Nacktheit war lange Chefsache. Das erste bekannte Bildnis einer unbekleideten Venus nördlich der Alpen schuf der bedeutende Renaissance-Maler Lucas Cranach der Ältere (1472–1553). Die römische Göttin der Liebe und Schönheit inspirierte immer wieder Künstler. Dabei wird sie häufig vom ebenfalls nackten, kleinen Amor begleitet – ob als Honigdieb oder ausgestattet mit Pfeil und Bogen. Nackt oder halbnackt wurden nicht nur Vertreter der antiken Götterwelt festgehalten. Auch Heilige – Männer und Frauen gleichermaßen –, ja selbst den Gottessohn Jesus Christus haben verschiedene Meister auf diese Weise dargestellt.

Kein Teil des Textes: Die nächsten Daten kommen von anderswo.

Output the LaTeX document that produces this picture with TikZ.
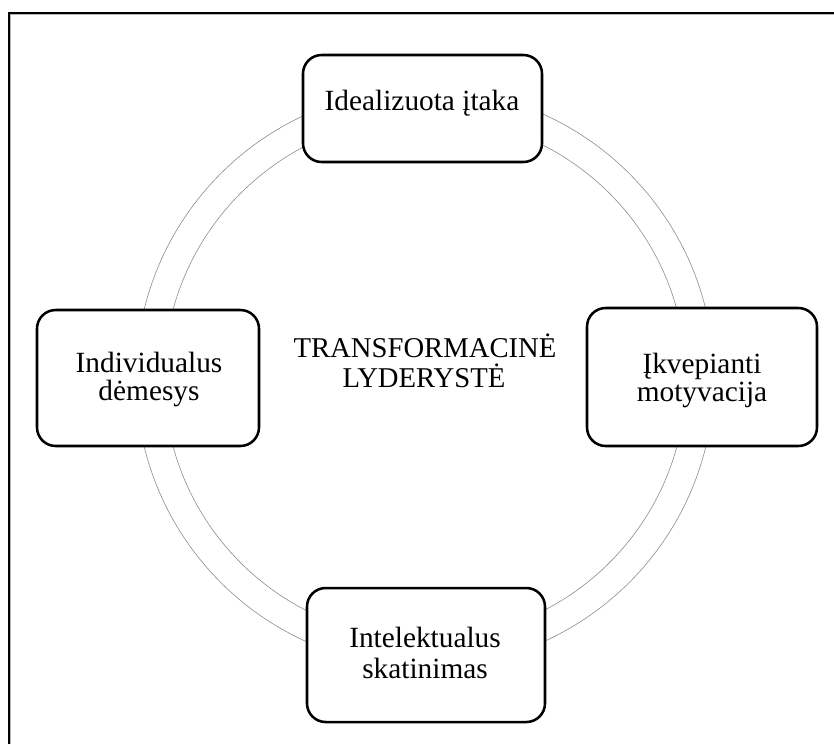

In manchen Zeiten hatte nackte Haut auf Bildern besonders Konjunktur, in anderen war sie nicht der Rede wert. „Je mehr die Nacktheit aus dem Alltag verschwindet, umso stärker wird die Neugier nach ihr, umso mehr blüht sie erst recht in der Phantasie“, schreibt Markus Hofer. Zahlreiche Gemälde hat der Theologe und Kunsthistoriker unter die Lupe genommen. Gehörte Nacktheit im Mittelalter zum Alltag, wurde in der frühen Neuzeit mit Reformation, Gegenreformation und Hexenverfolgung die Moralkeule ebenso geschwungen wie im strengen 19. Jahrhundert. Je rigider die Sexualmoral, umso nackter wurden die Heiligen. „Kunstgeschichtlich führte diese Dynamik zu einer neuen Blüte der Kunst, moralisch zu einer gewissen Scheinheiligkeit.“
Von der Wanne zum Fußbad
Deutlich wird das am Beispiel einer Geschichte aus dem Alten Testament, die sich durch Hofers Publikation zieht wie ein roter Faden. Inspirieren ließen sich viele Künstler verschiedener Epochen von der Erzählung der Bathseba, die von König David beim Baden erspäht wird. In einer Kreuzfahrerbibel aus dem 13. Jahrhundert sind nackte Personen selbstverständlich. Verklemmter wird es bei Lucas Cranach dem Älteren, obwohl bei ihm „Schamvolles und Schamloses nahezu wahllos nebeneinander“ entstanden ist. Bei seinem Werk „Bathseba im Bade“ hat sich Cranach von der protestantischen Züchtigkeit leiten lassen. Ein Fußbad muss als Badeszene ausreichen, lediglich Bathsebas nackte Beine sind zu sehen. „Von Sinnlichkeit, geschweige denn Erotik, ist in diesem Bild kaum etwas zu spüren.“ Anders ist es rund 130 Jahre später beim lebensgroßen Aktgemälde des Barock-Malers Rembrandt van Rijn. Die nachdenklich wirkende Bathseba hält einen Brief von David in ihren Händen. Ihre „widerstrebenden Gefühle“ seien in dem Gemälde greifbar, so Hofer: Da sei „der Stolz, vom König begehrt zu werden, die Abneigung, den eigenen Ehemann zu verletzen, die Scham über eigene Gefühle, die Aussichtslosigkeit, dem Wunsch des Königs zu entkommen.“
Wie erotisch ist der Pestheilige?
In der Bibel sind nicht nur bei Bathseba nackte Tatsachen ein großes Thema. Die Bandbreite reicht von der Paradieserzählung mit Adam und Eva über das Hohelied bis hin zum leidenden, sterbenden Christus am Kreuz. Spätestens an diesen Beispielen wird deutlich: Sexualität, Nacktheit und Religion stehen in einem spannungsgeladenen Verhältnis, das der Autor akribisch aufarbeitet. So gewährt er auf unbefangene Weise verständliche und kurzweilige Einblicke in Kultur- und Religionsgeschichte quer durch die Jahrhunderte. Neben biblischen Geschichten fungierten auch Heiligenlegenden in prüden Zeiten als Legitimation für Nacktbilder.
So war das Martyrium des „Pestheiligen“ Sebastian ein willkommener Anlass, viel nackte Haut zu zeigen. Nicht umsonst avancierte er zu einer der meist dargestellten Heiligenfiguren. Bogenschützen sollen so viele Pfeile auf den römischen Soldaten geschossen haben, dass er „wie ein Igel erschien“. In vielen künstlerischen Darstellungen ist er als nackter Leidender mit von Pfeilen durchbohrtem Körper und einem sehr knappen Lendenschurz zu sehen. Es ist eine teils verstörende Mischung aus Projektionsfläche für erotische Vorstellungen und Ausdruck einer Ambivalenz von Sinnlichkeit und Heiligkeit.